Any thoughts on this concept of operation? Any best practices for deciding the current partition is healthy? Trying to keep it simple.
{
:if( [/partitions get part1 active] ) do={
:log info "Safeboot Watchdog: Already on part1, exiting"
/quit
}
:log info "Safeboot Watchdog: Waiting 180s"
:delay 180s
# Maybe we probe a web page instead of ping
# :local fetchresult [/tool/fetch url="https://www.google.com" mode=https check-certificate=yes as-value output=user]
# :if($fetchresult->"status" = "finished") do={
:for i from=0 to=5 do={
:log error "Safeboot Watchdog: Pinging 8.8.8.8"
:if( [/tool/ping address=8.8.8.8 count=10] = 0) do={
:log error "Could not ping 8.8.8.8"
:delay 30s
} else={
:log info "Safeboot Watchdog: Ping ok"
/quit
}
}
# Maybe we probe another host, if the first one is down
:for i from=0 to=5 do={
:log error "Pinging 8.8.4.4"
:if( [/tool/ping address=8.8.4.4 count=10] = 0) do={
:log error "Safeboot Watchdog: Could not ping 8.8.4.4"
:delay 30s
} else={
:log info "Safeboot Watchdog: Ping ok"
/quit
}
}
:log error "Safeboot Watchdog: Network seems to be down!"
:log info "Safeboot Watchdog: Activating part1"
/partitions {
activate part1
}
:log info "Safeboot Watchdog: Rebooting"
/system reboot
}
I love this idea and will watch this thread closely. I manage several mikrotik devices remotely, most vulnerable as a “single point of failure” due to tight budgets. 7.2 bricked a number of devices (at least 1 in every 10) that I upgraded although all of them would still boot fine, only to a corrupted config… I never thought of using partitions as a way to recover from that, but as long as these “partition watchdog scripts” themselves don’t get wiped by the corruption, it seems this could be a real lifesaver approach (albeit tedious to set up, and maybe prone to false-positives). Of course the best solution would be more reliable software/firmware update procedure from Mikrotik themselves, but some of us don’t have the time or luxury of waiting indefinitely for things that may never even happen Every update seems to introduce a myriad of new issues, which it would seem the upgrading process itself clearly isn’t immune from
I’m new to partitions on MikroTik though. Any pointers to a crash course for dummies ? Can’t find any video content on youtube at least
Huh. Seems like ping command is different in 7.2 vs 6.48.

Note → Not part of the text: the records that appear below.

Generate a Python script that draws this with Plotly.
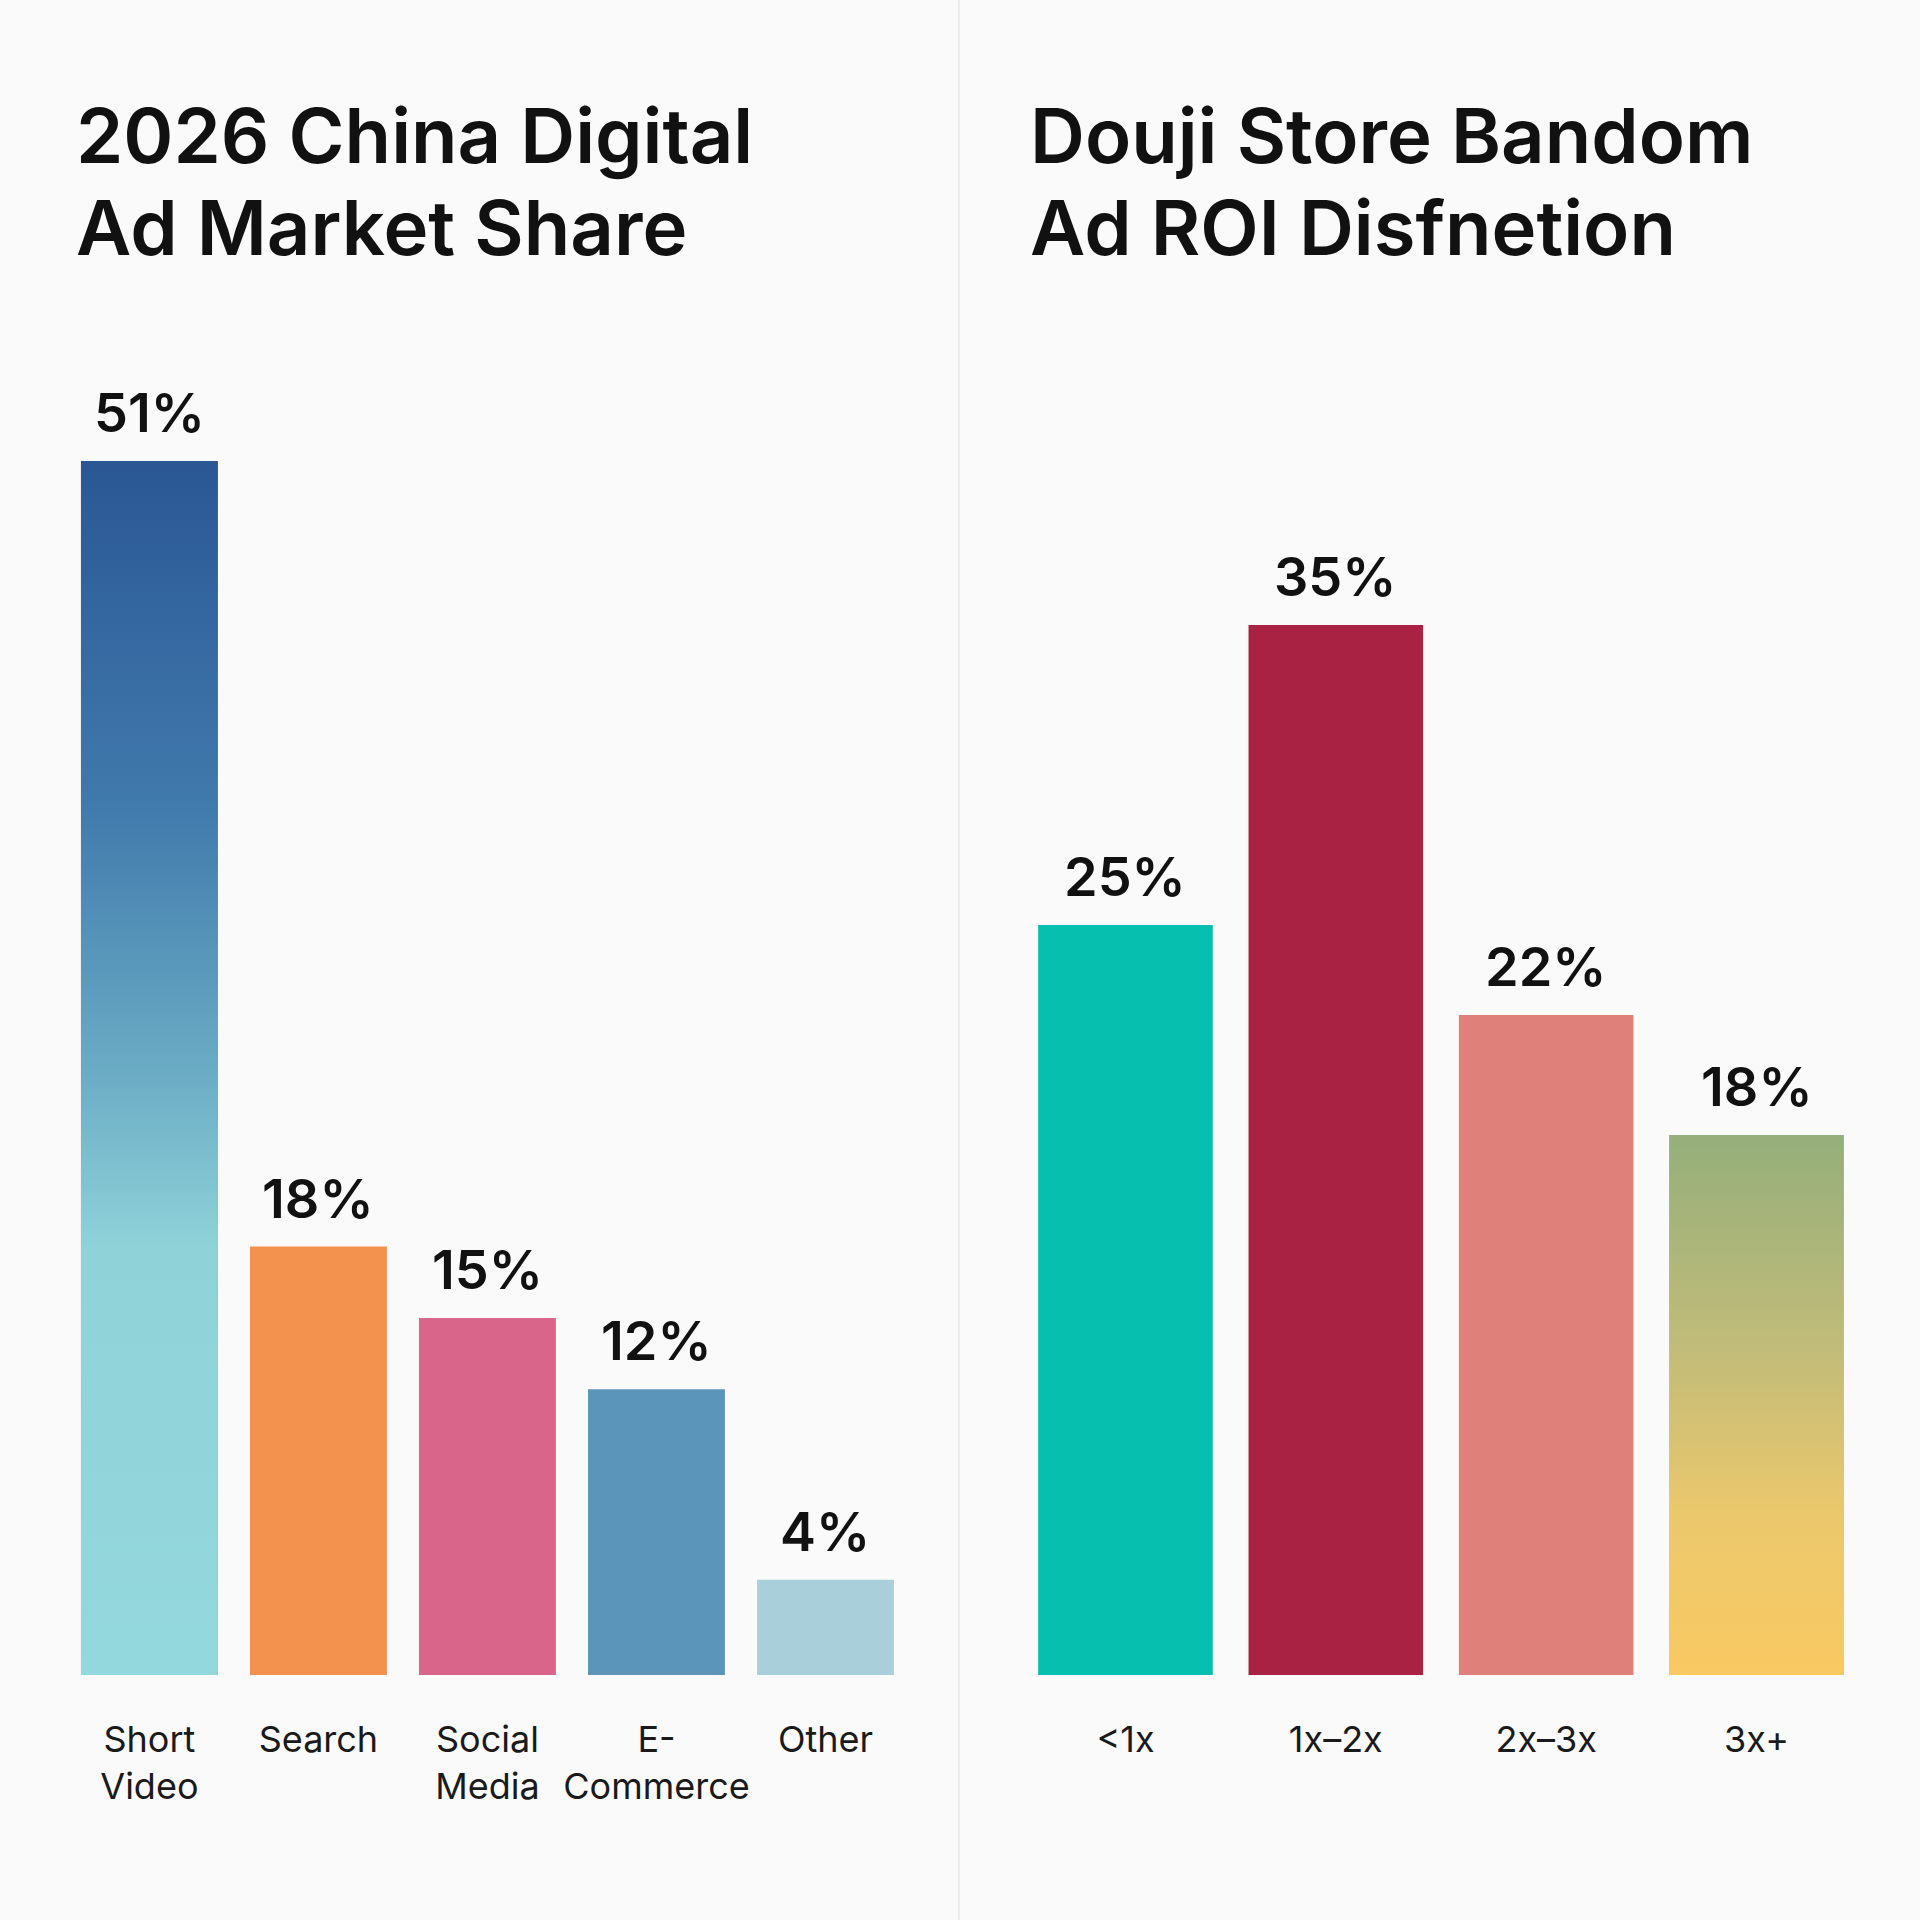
import plotly.graph_objects as go

# ---- data ----
left_title = ["2026 China Digital", "Ad Market Share"]
left_categories = ["Short<br>Video", "Search", "Social<br>Media", "E-<br>Commerce", "Other"]
left_values = [51, 18, 15, 12, 4]
left_colors = ["#5f9ec0", "#f3914f", "#d9668a", "#5b96ba", "#a9cfdb"]

right_title = ["Douji Store Bandom", "Ad ROI Disfnetion"]
right_categories = ["<1x", "1x–2x", "2x–3x", "3x+"]
right_values = [25, 35, 22, 18]
right_colors = ["#07bfae", "#a92244", "#e0807a", "#c8c078"]

# gradient fills (bottom -> top)
gradients = {
    ("left", 0): [[0, "#93d8dc"], [0.35, "#8fd3d9"], [0.5, "#6aabc4"], [0.72, "#4079ac"], [1, "#2a5794"]],
    ("right", 3): [[0, "#f9c962"], [0.3, "#ebc86c"], [0.6, "#c2bc79"], [1, "#95af7a"]],
}

LW = 0.81
RW = 0.83
FONT = "Inter, Lato, sans-serif"

fig = go.Figure()

fig.add_trace(go.Bar(
    x=list(range(len(left_values))), y=left_values, width=LW,
    marker=dict(color=left_colors, line=dict(width=0)),
    xaxis="x", yaxis="y", showlegend=False, hoverinfo="skip"))
fig.add_trace(go.Bar(
    x=list(range(len(right_values))), y=right_values, width=RW,
    marker=dict(color=right_colors, line=dict(width=0)),
    xaxis="x2", yaxis="y2", showlegend=False, hoverinfo="skip"))

# gradient overlays computed from the data
for (side, i), cs in gradients.items():
    vals = left_values if side == "left" else right_values
    w = LW if side == "left" else RW
    v = vals[i]
    fig.add_trace(go.Scatter(
        x=[i - w / 2, i + w / 2, i + w / 2, i - w / 2, i - w / 2],
        y=[0, 0, v, v, 0],
        mode="lines", fill="toself", line=dict(width=0),
        fillgradient=dict(type="vertical", colorscale=cs, start=0, stop=v),
        xaxis="x" if side == "left" else "x2",
        yaxis="y" if side == "left" else "y2",
        showlegend=False, hoverinfo="skip"))

annotations = []
for i, v in enumerate(left_values):
    annotations.append(dict(x=i, y=v, xref="x", yref="y", text=f"{v}%", showarrow=False,
                            yanchor="bottom", yshift=14,
                            font=dict(family=FONT, size=54, color="#111111", weight=600)))
for i, v in enumerate(right_values):
    annotations.append(dict(x=i, y=v, xref="x2", yref="y2", text=f"{v}%", showarrow=False,
                            yanchor="bottom", yshift=14,
                            font=dict(family=FONT, size=54, color="#111111", weight=600)))

# titles
for j, line in enumerate(left_title):
    annotations.append(dict(x=74 / 1920, y=1 - (135 + 92 * j) / 1920, xref="paper", yref="paper",
                            text=line, showarrow=False, xanchor="left", yanchor="middle",
                            font=dict(family=FONT, size=76, color="#111111", weight=600)))
for j, line in enumerate(right_title):
    annotations.append(dict(x=1028 / 1920, y=1 - (135 + 92 * j) / 1920, xref="paper", yref="paper",
                            text=line, showarrow=False, xanchor="left", yanchor="middle",
                            font=dict(family=FONT, size=76, color="#111111", weight=600)))

base = (1920 - 1675) / 1920
axis_common = dict(showgrid=False, zeroline=False, showline=False, ticks="",
                   tickfont=dict(family=FONT, size=36, color="#1a1a1a"))

fig.update_layout(
    width=1920, height=1920,
    margin=dict(l=0, r=0, t=0, b=0),
    paper_bgcolor="#fafafa", plot_bgcolor="rgba(0,0,0,0)",
    xaxis=dict(domain=[64.9 / 1920, 910 / 1920], range=[-0.5, 4.5],
               tickvals=list(range(len(left_categories))), ticktext=left_categories,
               anchor="y", ticklabelstandoff=40, **axis_common),
    yaxis=dict(domain=[base, (1920 - 461) / 1920], range=[0, 51], visible=False, anchor="x"),
    xaxis2=dict(domain=[1020.3 / 1920, 1861.7 / 1920], range=[-0.5, 3.5],
                tickvals=list(range(len(right_categories))), ticktext=right_categories,
                anchor="y2", ticklabelstandoff=40, **axis_common),
    yaxis2=dict(domain=[base, (1920 - 625) / 1920], range=[0, 35], visible=False, anchor="x2"),
    annotations=annotations,
    shapes=[dict(type="line", xref="paper", yref="paper", x0=0.4995, x1=0.4995, y0=0, y1=1,
                 line=dict(color="#ececf0", width=2))],
)

fig.write_html("out.html")
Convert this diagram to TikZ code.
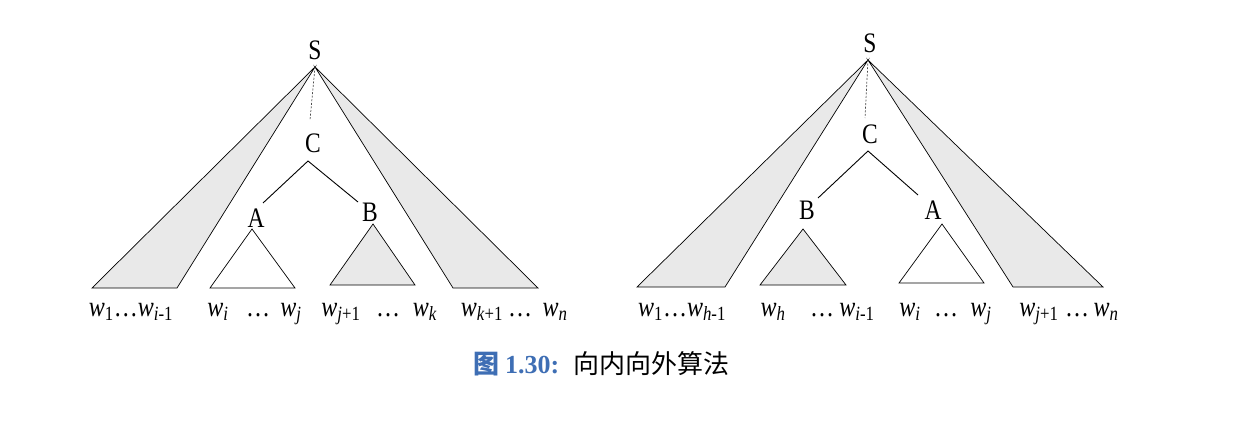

In 6.48, I get a 0 or a 1 as a result from ping, so the if statement works.
[admin@RouterOS] > :global val [/ping address=8.8.8.8 count=1]
SEQ HOST SIZE TTL TIME STATUS
0 8.8.8.8 56 59 8ms
sent=1 received=1 packet-loss=0% min-rtt=8ms avg-rtt=8ms max-rtt=8ms
[admin@RouterOS] > :put $val
1
In 7.2, I don’t seem to get any result from ping, my if statement always takes the else path.
[admin@MT-RB4011] > :global val [/ping address=8.8.8.8 count=1]
Columns: SEQ, HOST, SIZE, TTL, TIME
SEQ HOST SIZE TTL TIME
0 8.8.8.8 56 60 9ms450us
[admin@MT-RB4011] > :put $val
[admin@MT-RB4011] >
It seems like ping behaves differently with storage to variable in v7.2? The stats line “sent=1 received=1 packet-loss=0% min-rtt=8ms avg-rtt=8ms max-rtt=8ms” is also missing.